TASK BRIEF: State how many lines include "this", giving the number by itself.

───── DATA PROVIDED

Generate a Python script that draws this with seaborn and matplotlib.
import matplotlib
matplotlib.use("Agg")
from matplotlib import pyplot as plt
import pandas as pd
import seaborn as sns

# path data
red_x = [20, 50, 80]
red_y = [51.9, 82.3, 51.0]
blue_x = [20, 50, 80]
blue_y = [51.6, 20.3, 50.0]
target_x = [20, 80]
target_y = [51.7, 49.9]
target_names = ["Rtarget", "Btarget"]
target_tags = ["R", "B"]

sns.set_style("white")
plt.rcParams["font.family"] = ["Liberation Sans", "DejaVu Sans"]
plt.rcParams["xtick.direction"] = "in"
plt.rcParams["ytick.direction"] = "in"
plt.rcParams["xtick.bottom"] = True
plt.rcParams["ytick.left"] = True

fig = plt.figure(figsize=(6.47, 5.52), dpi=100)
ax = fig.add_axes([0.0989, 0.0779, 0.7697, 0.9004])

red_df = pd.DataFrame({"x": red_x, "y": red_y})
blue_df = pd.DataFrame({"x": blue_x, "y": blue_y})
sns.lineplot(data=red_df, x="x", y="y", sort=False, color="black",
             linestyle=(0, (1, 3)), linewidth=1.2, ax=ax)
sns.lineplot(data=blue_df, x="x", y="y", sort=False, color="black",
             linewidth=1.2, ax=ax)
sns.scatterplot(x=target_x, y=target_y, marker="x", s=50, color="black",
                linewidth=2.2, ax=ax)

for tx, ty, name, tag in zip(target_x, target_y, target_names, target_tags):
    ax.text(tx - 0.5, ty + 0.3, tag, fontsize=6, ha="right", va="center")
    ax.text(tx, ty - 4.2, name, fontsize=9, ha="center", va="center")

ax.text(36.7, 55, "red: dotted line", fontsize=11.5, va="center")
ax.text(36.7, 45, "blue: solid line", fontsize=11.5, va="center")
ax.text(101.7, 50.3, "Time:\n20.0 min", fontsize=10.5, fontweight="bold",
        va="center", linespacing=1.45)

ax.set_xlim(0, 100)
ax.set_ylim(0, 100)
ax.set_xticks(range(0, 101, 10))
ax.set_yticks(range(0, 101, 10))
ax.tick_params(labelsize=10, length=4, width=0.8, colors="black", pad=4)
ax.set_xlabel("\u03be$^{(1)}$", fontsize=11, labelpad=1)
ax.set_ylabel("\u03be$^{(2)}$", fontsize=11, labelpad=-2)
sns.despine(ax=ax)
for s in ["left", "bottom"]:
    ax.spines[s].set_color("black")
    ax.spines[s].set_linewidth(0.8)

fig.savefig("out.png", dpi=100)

──────────
───── DATA PROVIDED

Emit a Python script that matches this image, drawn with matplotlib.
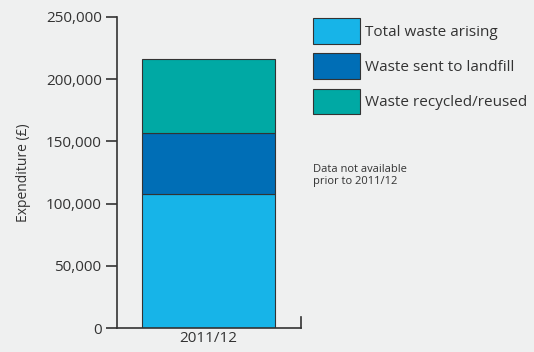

──────────

EXERCISE SOLUTION: 2